START Given data
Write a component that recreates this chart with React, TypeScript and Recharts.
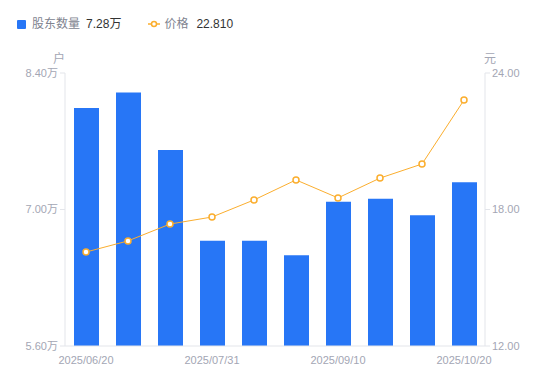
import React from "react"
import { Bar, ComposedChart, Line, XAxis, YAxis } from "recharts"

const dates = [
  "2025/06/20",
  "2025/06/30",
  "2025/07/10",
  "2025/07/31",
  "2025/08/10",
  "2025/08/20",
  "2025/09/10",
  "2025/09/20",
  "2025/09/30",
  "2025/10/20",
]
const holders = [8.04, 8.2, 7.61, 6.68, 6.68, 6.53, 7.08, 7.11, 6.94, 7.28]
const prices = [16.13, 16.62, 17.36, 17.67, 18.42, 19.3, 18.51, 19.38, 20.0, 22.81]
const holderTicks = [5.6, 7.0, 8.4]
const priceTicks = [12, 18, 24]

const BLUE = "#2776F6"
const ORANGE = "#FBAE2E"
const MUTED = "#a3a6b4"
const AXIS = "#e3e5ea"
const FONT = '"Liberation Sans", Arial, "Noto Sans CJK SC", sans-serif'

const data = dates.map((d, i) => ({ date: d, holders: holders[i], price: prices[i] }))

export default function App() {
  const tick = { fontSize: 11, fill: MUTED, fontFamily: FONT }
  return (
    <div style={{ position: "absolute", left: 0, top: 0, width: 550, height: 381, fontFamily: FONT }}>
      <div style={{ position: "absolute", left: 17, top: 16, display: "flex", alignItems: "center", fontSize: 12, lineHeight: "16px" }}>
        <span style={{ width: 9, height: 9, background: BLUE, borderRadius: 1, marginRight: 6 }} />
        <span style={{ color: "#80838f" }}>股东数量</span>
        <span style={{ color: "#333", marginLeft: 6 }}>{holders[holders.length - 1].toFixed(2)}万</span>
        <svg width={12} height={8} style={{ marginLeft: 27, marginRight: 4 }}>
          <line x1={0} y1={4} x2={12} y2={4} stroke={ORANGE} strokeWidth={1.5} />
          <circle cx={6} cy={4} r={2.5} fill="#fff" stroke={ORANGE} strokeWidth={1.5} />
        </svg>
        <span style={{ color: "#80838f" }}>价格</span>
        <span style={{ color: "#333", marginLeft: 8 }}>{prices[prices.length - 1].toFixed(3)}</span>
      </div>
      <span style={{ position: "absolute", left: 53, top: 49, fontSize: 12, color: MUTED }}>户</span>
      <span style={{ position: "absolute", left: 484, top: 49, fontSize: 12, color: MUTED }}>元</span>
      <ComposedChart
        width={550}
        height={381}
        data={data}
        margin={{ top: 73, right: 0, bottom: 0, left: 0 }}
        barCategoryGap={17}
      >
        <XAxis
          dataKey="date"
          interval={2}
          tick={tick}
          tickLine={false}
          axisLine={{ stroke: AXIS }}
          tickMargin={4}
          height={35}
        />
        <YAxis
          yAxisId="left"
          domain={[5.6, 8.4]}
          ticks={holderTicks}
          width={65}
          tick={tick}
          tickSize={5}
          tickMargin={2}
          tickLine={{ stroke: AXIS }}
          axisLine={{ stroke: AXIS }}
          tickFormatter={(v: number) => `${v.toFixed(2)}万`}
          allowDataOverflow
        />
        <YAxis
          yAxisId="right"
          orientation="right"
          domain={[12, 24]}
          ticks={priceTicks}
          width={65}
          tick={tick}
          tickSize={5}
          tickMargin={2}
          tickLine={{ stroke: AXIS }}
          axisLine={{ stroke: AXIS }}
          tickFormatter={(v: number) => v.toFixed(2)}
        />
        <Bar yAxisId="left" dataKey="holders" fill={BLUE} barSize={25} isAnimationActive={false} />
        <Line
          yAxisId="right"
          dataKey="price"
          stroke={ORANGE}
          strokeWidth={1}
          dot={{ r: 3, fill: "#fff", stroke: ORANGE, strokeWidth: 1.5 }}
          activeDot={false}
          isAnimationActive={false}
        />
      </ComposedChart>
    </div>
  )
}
END Given data
START Given data
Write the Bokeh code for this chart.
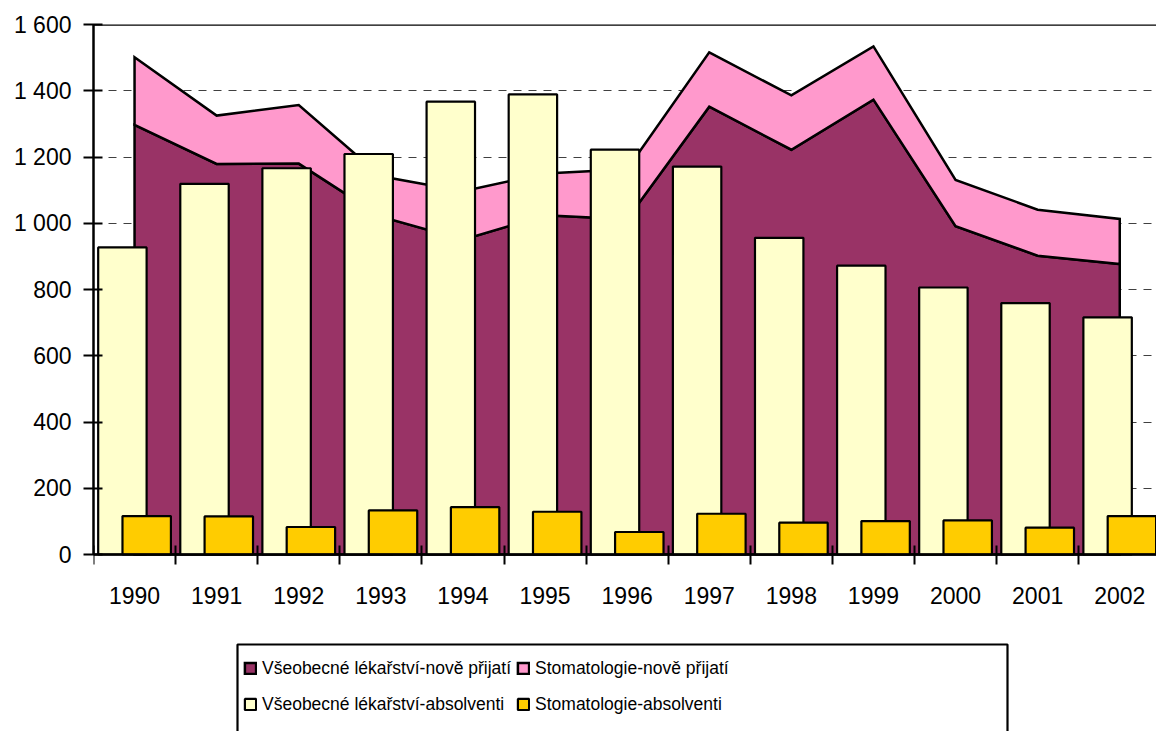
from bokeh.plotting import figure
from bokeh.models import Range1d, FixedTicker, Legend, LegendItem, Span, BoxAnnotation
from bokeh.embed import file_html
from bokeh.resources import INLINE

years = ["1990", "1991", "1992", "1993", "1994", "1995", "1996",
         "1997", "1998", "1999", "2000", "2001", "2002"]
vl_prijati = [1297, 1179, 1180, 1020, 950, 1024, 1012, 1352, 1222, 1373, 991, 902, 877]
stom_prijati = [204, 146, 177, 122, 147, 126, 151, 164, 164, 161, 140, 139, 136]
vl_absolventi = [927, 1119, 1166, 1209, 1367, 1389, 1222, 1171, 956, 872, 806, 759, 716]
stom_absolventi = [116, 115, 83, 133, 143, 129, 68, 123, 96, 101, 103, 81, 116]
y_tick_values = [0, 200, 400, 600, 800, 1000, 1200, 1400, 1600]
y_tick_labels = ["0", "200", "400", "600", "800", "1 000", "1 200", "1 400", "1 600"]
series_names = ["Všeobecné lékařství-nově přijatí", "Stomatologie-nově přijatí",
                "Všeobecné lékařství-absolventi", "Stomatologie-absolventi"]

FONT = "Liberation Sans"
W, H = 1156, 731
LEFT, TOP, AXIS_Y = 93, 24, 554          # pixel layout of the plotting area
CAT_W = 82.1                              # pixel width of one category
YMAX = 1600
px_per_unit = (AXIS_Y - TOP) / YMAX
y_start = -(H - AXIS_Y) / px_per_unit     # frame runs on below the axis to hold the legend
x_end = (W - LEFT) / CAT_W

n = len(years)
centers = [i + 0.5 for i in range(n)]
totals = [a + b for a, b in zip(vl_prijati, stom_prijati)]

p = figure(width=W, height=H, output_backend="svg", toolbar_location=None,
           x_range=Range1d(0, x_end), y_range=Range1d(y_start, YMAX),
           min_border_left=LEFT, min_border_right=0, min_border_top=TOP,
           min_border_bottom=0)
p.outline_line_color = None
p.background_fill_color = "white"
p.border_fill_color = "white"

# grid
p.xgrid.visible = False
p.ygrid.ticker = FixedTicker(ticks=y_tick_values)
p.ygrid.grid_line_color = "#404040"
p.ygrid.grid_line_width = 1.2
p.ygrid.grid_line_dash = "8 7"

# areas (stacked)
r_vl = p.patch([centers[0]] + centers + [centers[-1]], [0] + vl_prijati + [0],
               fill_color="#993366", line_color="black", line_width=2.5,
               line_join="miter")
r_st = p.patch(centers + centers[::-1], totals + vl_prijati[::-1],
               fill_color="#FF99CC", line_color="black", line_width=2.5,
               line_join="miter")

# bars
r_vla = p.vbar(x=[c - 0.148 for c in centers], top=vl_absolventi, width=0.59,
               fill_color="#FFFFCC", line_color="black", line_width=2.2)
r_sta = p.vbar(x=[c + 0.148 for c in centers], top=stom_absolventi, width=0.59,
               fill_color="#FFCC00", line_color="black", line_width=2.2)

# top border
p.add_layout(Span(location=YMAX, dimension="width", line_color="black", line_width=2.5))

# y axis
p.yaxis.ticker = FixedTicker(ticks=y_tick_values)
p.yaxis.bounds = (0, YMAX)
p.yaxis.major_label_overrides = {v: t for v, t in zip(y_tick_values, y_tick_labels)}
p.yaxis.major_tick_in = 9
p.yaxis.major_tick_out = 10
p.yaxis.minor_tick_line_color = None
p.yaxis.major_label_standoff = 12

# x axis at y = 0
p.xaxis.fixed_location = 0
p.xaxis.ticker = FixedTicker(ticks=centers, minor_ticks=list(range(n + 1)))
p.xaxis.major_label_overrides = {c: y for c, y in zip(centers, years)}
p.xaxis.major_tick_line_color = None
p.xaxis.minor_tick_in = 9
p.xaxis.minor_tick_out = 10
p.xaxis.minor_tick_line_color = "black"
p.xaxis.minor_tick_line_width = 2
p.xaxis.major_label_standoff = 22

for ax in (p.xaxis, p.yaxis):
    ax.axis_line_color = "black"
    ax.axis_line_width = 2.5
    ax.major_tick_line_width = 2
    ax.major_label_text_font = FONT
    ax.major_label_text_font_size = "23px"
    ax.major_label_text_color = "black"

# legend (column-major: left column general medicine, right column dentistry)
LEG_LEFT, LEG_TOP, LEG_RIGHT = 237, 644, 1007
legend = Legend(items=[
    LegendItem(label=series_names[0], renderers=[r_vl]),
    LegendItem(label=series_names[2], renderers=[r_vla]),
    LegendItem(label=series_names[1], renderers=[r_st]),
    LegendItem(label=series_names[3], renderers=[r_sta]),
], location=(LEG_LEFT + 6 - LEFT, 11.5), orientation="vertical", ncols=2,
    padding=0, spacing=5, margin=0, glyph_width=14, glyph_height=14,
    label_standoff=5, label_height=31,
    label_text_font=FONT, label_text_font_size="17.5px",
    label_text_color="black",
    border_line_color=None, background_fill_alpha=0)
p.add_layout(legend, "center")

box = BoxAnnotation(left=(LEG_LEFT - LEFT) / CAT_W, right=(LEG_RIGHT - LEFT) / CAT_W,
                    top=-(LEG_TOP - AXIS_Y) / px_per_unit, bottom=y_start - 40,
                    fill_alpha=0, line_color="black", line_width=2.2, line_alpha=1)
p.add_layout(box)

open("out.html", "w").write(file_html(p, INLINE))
END Given data
START Given data
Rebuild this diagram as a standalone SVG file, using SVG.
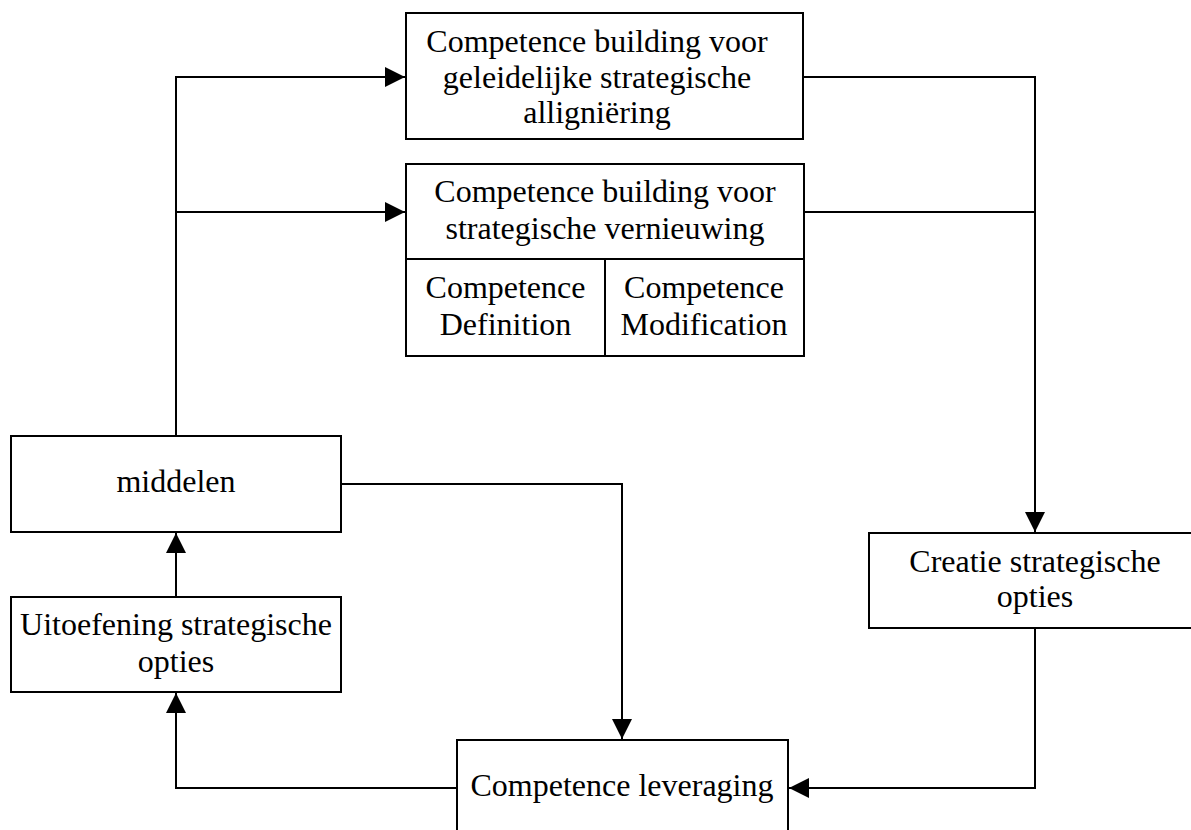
END Given data
Task prompt
Exactly as they stand, quote the lines beginning with the one that contains "Write a component" and ending with the one that contains "const data = dates.map((d, i)", with no pictures.

Reply
Write a component that recreates this chart with React, TypeScript and Recharts.
import React from "react"
import { Bar, ComposedChart, Line, XAxis, YAxis } from "recharts"

const dates = [
  "2025/06/20",
  "2025/06/30",
  "2025/07/10",
  "2025/07/31",
  "2025/08/10",
  "2025/08/20",
  "2025/09/10",
  "2025/09/20",
  "2025/09/30",
  "2025/10/20",
]
const holders = [8.04, 8.2, 7.61, 6.68, 6.68, 6.53, 7.08, 7.11, 6.94, 7.28]
const prices = [16.13, 16.62, 17.36, 17.67, 18.42, 19.3, 18.51, 19.38, 20.0, 22.81]
const holderTicks = [5.6, 7.0, 8.4]
const priceTicks = [12, 18, 24]

const BLUE = "#2776F6"
const ORANGE = "#FBAE2E"
const MUTED = "#a3a6b4"
const AXIS = "#e3e5ea"
const FONT = '"Liberation Sans", Arial, "Noto Sans CJK SC", sans-serif'

const data = dates.map((d, i) => ({ date: d, holders: holders[i], price: prices[i] }))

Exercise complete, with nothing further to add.